The Center for a Humane Economy (“the Center”) is a non-profit organization that focuses on influencing the conduct of corporations to forge a humane economic order. The first organization of its kind in the animal protection movement, the Center encourages businesses to honor their social responsibilities in a culture where consumers, investors, and other key stakeholders abhor cruelty and the degradation of the environment and embrace innovation as a means of eliminating both.

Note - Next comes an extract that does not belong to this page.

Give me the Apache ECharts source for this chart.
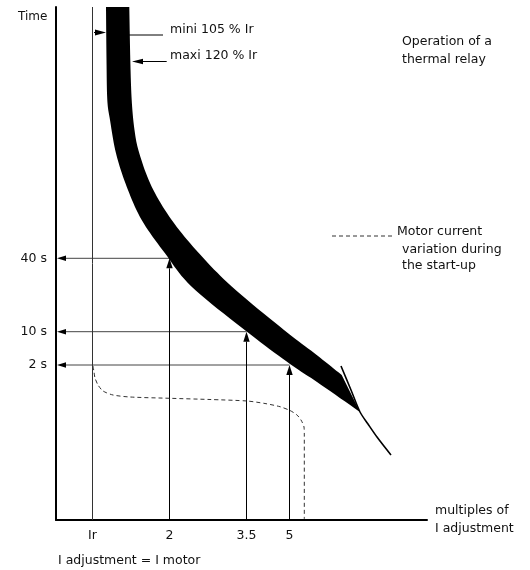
<!DOCTYPE html>
<html><head><meta charset="utf-8">
<script src="https://cdn.jsdelivr.net/npm/echarts@6.0.0/dist/echarts.min.js"></script>
<style>html,body{margin:0;padding:0;background:#fff}#c{width:530px;height:570px}</style>
</head><body><div id="c"></div>
<script>
// Schematic (unscaled) diagram units: x = current, y = time.
const xTickValues = [36.5, 113.5, 190.5, 233.5];
const xTickLabels = ['Ir', '2', '3.5', '5'];
const timeLabels = ['40 s', '10 s', '2 s'];
const timeValues = [261.7, 188.3, 155];
const timeCurrents = [113.5, 190.5, 233.5];
const irValue = 36.5;
const axisTop = 513;

// Tripping band (thermal relay curve): upper/right edge from top down to where it meets the cold curve
const bandUpperEdge = [[73.3,513],[74.3,460],[75.7,420],[78.5,390],[83.3,366.7],[95.7,333.3],[115.7,300],[143,266.7],[176,233.3],[228,190],[260.7,165],[285.7,145]];
// band tip
const bandTip = [304,108];
// lower/left edge from the tip back to the top
const bandLowerEdge = [[304,108],[261,138],[234,156],[190,189],[135.7,233.3],[109,266.7],[85.7,300],[70.7,333.3],[60,366.7],[54,400],[51.3,420],[50.5,460],[50,513]];
// thin cold-state curve at the end of the band
const tangentCurve = [[285,154],[295,130],[304,108],[312,96],[321,83],[335,65]];
// motor current during start-up (dashed)
const motorCurrent = [[37,154],[38,148],[39,142],[42,135],[47,129],[57,125],[74,123],[114,121.7],[154,120.5],[191,119],[209,116.5],[224,113.3],[234,109.5],[241,105],[245,100],[248,93],[248.3,85],[248.3,1]];
const legendSample = [[276,284],[337,284]];
// mini / maxi pointers
const miniArrow = [[38,487.5,50,487.5]];
const miniLeader = [[107,485],[70,485]];
const maxiArrow = [[110.7,458.5,76,458.5]];

const FONT = '12.5px "DejaVu Sans", sans-serif';
const chart = echarts.init(document.getElementById('c'), null, {renderer:'canvas'});

function smoothPts(pts, seg){
  const out = [];
  const n = pts.length;
  for (let i = 0; i < n - 1; i++) {
    const p0 = pts[Math.max(i-1,0)], p1 = pts[i], p2 = pts[i+1], p3 = pts[Math.min(i+2,n-1)];
    for (let s = 0; s < seg; s++) {
      const t = s/seg, t2 = t*t, t3 = t2*t;
      const f = k => 0.5*((2*p1[k]) + (-p0[k]+p2[k])*t + (2*p0[k]-5*p1[k]+4*p2[k]-p3[k])*t2 + (-p0[k]+3*p1[k]-3*p2[k]+p3[k])*t3);
      out.push([f(0), f(1)]);
    }
  }
  out.push(pts[n-1]);
  return out;
}

function makeArrow(color, L, W){
  return function(params, api){
    const a = api.coord([api.value(0), api.value(1)]);
    const b = api.coord([api.value(2), api.value(3)]);
    const dx = b[0]-a[0], dy = b[1]-a[1], len = Math.hypot(dx,dy);
    const ux = dx/len, uy = dy/len;
    const base = [b[0]-ux*L, b[1]-uy*L];
    return {type:'group', children:[
      {type:'line', shape:{x1:a[0],y1:a[1],x2:base[0],y2:base[1]}, style:{stroke:color, lineWidth:1}},
      {type:'polygon', shape:{points:[b,[base[0]-uy*W, base[1]+ux*W],[base[0]+uy*W, base[1]-ux*W]]}, style:{fill:'#000'}}
    ]};
  };
}

const verticalArrows = timeValues.map((v,i) => [timeCurrents[i], 0, timeCurrents[i], v]);
const horizontalArrows = timeValues.map((v,i) => [timeCurrents[i], v, 1, v]);

function findLabel(vals, labels, v){
  for (let i = 0; i < vals.length; i++) if (Math.abs(vals[i]-v) < 0.01) return labels[i];
  return '';
}

const option = {
  animation: false,
  backgroundColor: '#fff',
  grid: {left:56, right:103, top:7, bottom:50, containLabel:false},
  xAxis: {
    type:'value', min:0, max:371,
    name:'multiples of\nI adjustment', nameLocation:'end', nameGap:8,
    nameTextStyle:{fontFamily:'DejaVu Sans', fontSize:12.5, color:'#111', lineHeight:18, align:'left', verticalAlign:'middle'},
    axisLine:{lineStyle:{color:'#000', width:2}},
    axisTick:{show:false}, splitLine:{show:false},
    axisLabel:{customValues:xTickValues, margin:9, fontFamily:'DejaVu Sans', fontSize:12.5, color:'#111',
      formatter: v => findLabel(xTickValues, xTickLabels, v)}
  },
  yAxis: {
    type:'value', min:0, max:axisTop,
    axisLine:{show:true, lineStyle:{color:'#000', width:2}},
    axisTick:{show:false}, splitLine:{show:false},
    axisLabel:{customValues:timeValues, margin:9, fontFamily:'DejaVu Sans', fontSize:12.5, color:'#111',
      formatter: v => findLabel(timeValues, timeLabels, v)}
  },
  graphic: [
    {type:'text', x:18, y:17, style:{text:'Time', font:'12px "DejaVu Sans", sans-serif', fill:'#111', verticalAlign:'middle'}},
    {type:'text', x:170, y:30, style:{text:'mini 105 % Ir', font:FONT, fill:'#111', verticalAlign:'middle'}},
    {type:'text', x:170, y:56, style:{text:'maxi 120 % Ir', font:FONT, fill:'#111', verticalAlign:'middle'}},
    {type:'text', x:402, y:41.5, style:{text:'Operation of a', font:FONT, fill:'#111', verticalAlign:'middle'}},
    {type:'text', x:402, y:60, style:{text:'thermal relay', font:FONT, fill:'#111', verticalAlign:'middle'}},
    {type:'text', x:397, y:232, style:{text:'Motor current', font:FONT, fill:'#111', verticalAlign:'middle'}},
    {type:'text', x:402, y:249.5, style:{text:'variation during', font:FONT, fill:'#111', verticalAlign:'middle'}},
    {type:'text', x:402, y:266, style:{text:'the start-up', font:FONT, fill:'#111', verticalAlign:'middle'}},
    {type:'text', x:58, y:561, style:{text:'I adjustment = I motor', font:FONT, fill:'#111', verticalAlign:'middle'}}
  ],
  series: [
    {type:'line', data:[[irValue,0],[irValue,axisTop]], symbol:'none', lineStyle:{color:'#333', width:1}, silent:true},
    {type:'line', data:miniLeader, symbol:'none', lineStyle:{color:'#000', width:1}},
    {type:'custom', renderItem:makeArrow('#000',11,3), data:miniArrow},
    {type:'custom', renderItem:makeArrow('#000',11,2.7), data:maxiArrow},
    {type:'custom', renderItem:makeArrow('#444',9,2.7), data:horizontalArrows},
    {type:'custom', renderItem:makeArrow('#000',10,3.2), data:verticalArrows},
    {type:'line', data:motorCurrent, symbol:'none', smooth:0.25, lineStyle:{color:'#333', width:1, type:[4,3]}},
    {type:'line', data:legendSample, symbol:'none', lineStyle:{color:'#333', width:1, type:[4,3]}},
    {type:'custom', data:[[0,0]], renderItem:function(params, api){
      const up = smoothPts(bandUpperEdge.map(p => api.coord(p)), 10);
      up.push(api.coord(bandTip));
      const lo = smoothPts(bandLowerEdge.map(p => api.coord(p)), 10);
      return {type:'polygon', shape:{points:up.concat(lo)}, style:{fill:'#000'}};
    }},
    {type:'line', data:tangentCurve, symbol:'none', smooth:0.3, lineStyle:{color:'#000', width:1.6}}
  ]
};
chart.setOption(option);
</script></body></html>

Animal Wellness Action (Action) is a Washington, D.C.-based 501(c)(4) organization with a mission of helping animals by promoting legal standards forbidding cruelty. We champion causes that alleviate the suffering of companion animals, farm animals, and wildlife. We advocate for policies to stop dogfighting and cockfighting and other forms of malicious cruelty and to confront factory farming and other systemic forms of animal exploitation. To prevent cruelty, we promote enacting good public policies and we work to enforce those policies. To enact good laws, we must elect good lawmakers, and that’s why we remind voters which candidates care about our issues and which ones don’t. We believe helping animals helps us all.